INSTRUCTION:
Your output is the lines from the first one to the one containing "plt.rcParams['mathtext.rm'] = 'Liberation", repeated exactly, with images left out.
***
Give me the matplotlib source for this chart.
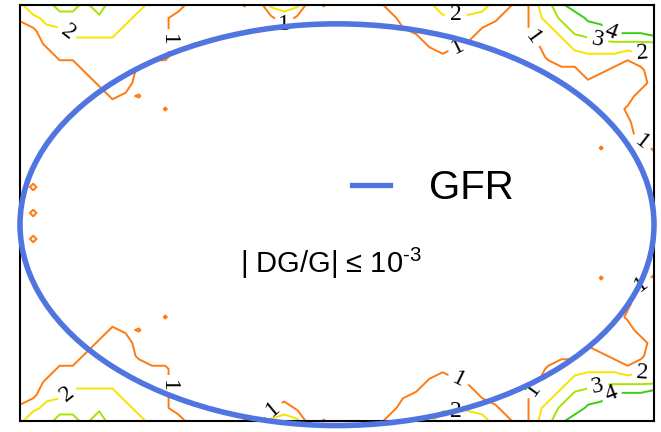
import numpy as np
import matplotlib
matplotlib.use('Agg')
import matplotlib.pyplot as plt
from matplotlib.patches import Ellipse
from matplotlib.lines import Line2D

plt.rcParams['font.family'] = ['Liberation Serif', 'DejaVu Serif']
plt.rcParams['mathtext.fontset'] = 'custom'
plt.rcParams['mathtext.rm'] = 'Liberation Sans'

# grid: 49 columns, each string = rows from top edge to the middle
# (lower half is the mirror image). digit d -> value 0.25 + 0.5*d, 'a' = small speck
half_cols = [
    "32000000000000000",
    "53100000000000202",
    "54320000000000000",
    "65332000000000000",
    "65432000000000000",
    "55433200000000000",
    "75433320000000000",
    "44433332000000000",
    "54333331000000000",
    "4333310a000000000",
    "33332000000000000",
    "22222000a00000000",
    "30000000000000000",
    "00000000000000000",
    "00000000000000000",
    "00000000000000000",
    "00000000000000000",
    "a0000000000000000",
    "00000000000000000",
    "41000000000000000",
    "43000000000000000",
    "41000000000000000",
    "00000000000000000",
    "a0000000000000000",
    "00000000000000000",
    "00000000000000000",
    "00000000000000000",
    "00000000000000000",
    "30000000000000000",
    "33100000000000000",
    "33200000000000000",
    "33320000000000000",
    "53331000000000000",
    "53320000000000000",
    "53310000000000000",
    "43100000000000000",
    "32000000000000000",
    "20000000000000000",
    "00000000000000000",
    "33310000000000000",
    "54332000000000000",
    "76433100000000000",
    "96643100000000000",
    "98653310000000000",
    "98753200000a00000",
    "99853100000000000",
    "99852000210000000",
    "99853103333000000",
    "99952333333200000",
]
value_of = {str(d): 0.25 + 0.5 * d for d in range(10)}
value_of['a'] = 1.1
contour_levels = [1, 2, 3, 4]
level_colors = ['#ff7a10', '#f5e400', '#a6e400', '#3ccc10']

# label spots (x, y) in grid units
label_spots = [(3.6, 29.9), (11.1, 29.3), (20.2, 30.1), (33.0, 30.9), (33.2, 28.8),
               (39.1, 29.7), (43.7, 29.2), (44.8, 30.1), (47.1, 28.4), (47.1, 21.5),
               (3.6, 2.1), (11.1, 2.7), (19.2, 0.8), (33.0, 1.1), (33.2, 3.2),
               (39.1, 2.3), (43.7, 2.8), (44.8, 1.9), (47.1, 3.6), (47.1, 10.5)]

half = np.array([[value_of[ch] for ch in col] for col in half_cols]).T
Z = np.vstack([half, half[-2::-1]])[::-1]
x = np.arange(Z.shape[1])
y = np.arange(Z.shape[0])

fig = plt.figure(figsize=(6.61, 4.32), dpi=100)
ax = fig.add_axes([20/661, 1-421/432, 634/661, 416/432])

cs = ax.contour(x, y, Z, levels=contour_levels, colors=level_colors, linewidths=1.4)
ax.clabel(cs, fmt='%d', fontsize=17, inline=True, colors='k', manual=label_spots)

blue = '#5075e0'
ell = Ellipse((24, 15.1), 48, 30.9, fill=False, ec=blue, lw=4.0, clip_on=False, zorder=5)
ax.add_patch(ell)

ax.legend(handles=[Line2D([0], [0], color=blue, lw=3.8)], labels=['GFR'],
          loc='center left', bbox_to_anchor=((352-20)/634, (421-188)/416),
          frameon=False, handlelength=0.95, handletextpad=0.95,
          borderpad=0, borderaxespad=0, prop={'family': 'Liberation Sans', 'size': 29})

ax.text((240-20)/634, (421-273)/416, r'| DG/G| ≤ 10$^{\text{-3}}$',
        transform=ax.transAxes, fontsize=21, family=['Liberation Sans', 'DejaVu Sans'],
        va='baseline', ha='left')

ax.set_xlim(0, 48)
ax.set_ylim(0, 32)
ax.set_xticks([])
ax.set_yticks([])
for s in ax.spines.values():
    s.set_linewidth(1.5)

plt.savefig('out.png', dpi=100)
***
TASK RESPONSE:
Give me the matplotlib source for this chart.
import numpy as np
import matplotlib
matplotlib.use('Agg')
import matplotlib.pyplot as plt
from matplotlib.patches import Ellipse
from matplotlib.lines import Line2D

plt.rcParams['font.family'] = ['Liberation Serif', 'DejaVu Serif']
plt.rcParams['mathtext.fontset'] = 'custom'
plt.rcParams['mathtext.rm'] = 'Liberation Sans'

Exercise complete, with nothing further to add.